Testing reintroduction potential of Abronia macrocarpa (Nyctaginaceae)
Goodson, Jacqueline Jean
This study tests reintroduction as a mechanism to assist in recovery of Abronia macrocarpa, a federally and state endangered plant endemic to Texas. A series of laboratory tests were conducted to determine the most effective method for seed germination. Germination ranged from 0% to 68.6% among the control and twelve treatments. Seed germination was highest when achenes were scarified and subjected to warm followed by cold stratification. Three parcels of private property with suitable habitat were used as experimental reintroduction properties. A split-plot design was used to test the effects of timing of planting seed in the field (spring planted seed vs. fall planted seed). The mean percent germination of spring planted seed (4.2 to 16.67%) was higher than fall planted seed (0 to 0.83%) at all experimental properties. Germination of spring planted seed was significantly higher at experimental properties 1 and 2 when compared to experimental property 3 (p-value = 0.01303, F = 5.88, df= 2). The need for warm followed by cold stratification coupled with scarification may explain the higher percentage of germination of seed planted in the spring vs. the fall.
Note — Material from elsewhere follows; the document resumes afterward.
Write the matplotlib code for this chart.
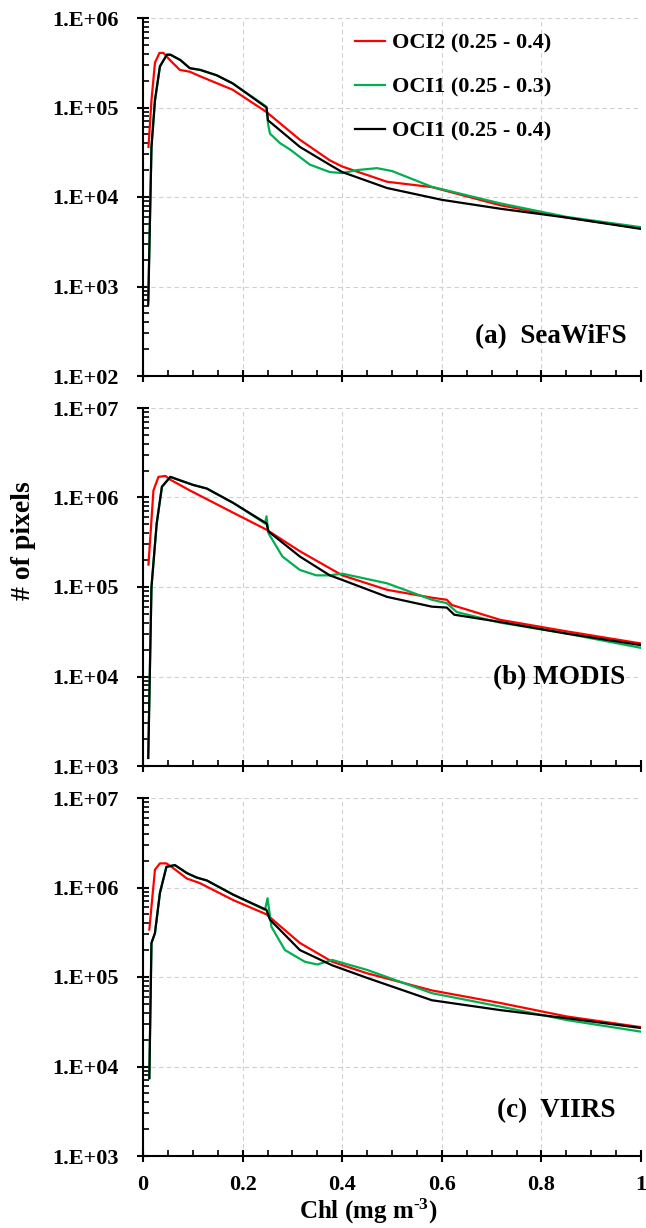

Fall planted seed would not have been exposed to warm stratification. Experimental property 2 had a higher percentage of survivorship (87.5%) than experimental property 1 (19 .4% ). Plants at all stages of development (seedling, juvenile, anthesis) were observed at experimental property 2, but plants remained in the seedling stage at experimental properties 1 and 3. The levels of nitrate and potassium were higher at experimental property 2. This higher level of soil nutrients may be responsible for higher survivorship and plants reaching juvenile and anthesis stages in the first year of growth.
Nyctaginaceae, endangered plants, rare plants, habitat conservation, plant conservation, conservation biology
Goodson, J. J. (2007). Testing reintroduction potential of Abronia macrocarpa (Nyctaginaceae) (Unpublished thesis). Texas State University-San Marcos, San Marcos, Texas.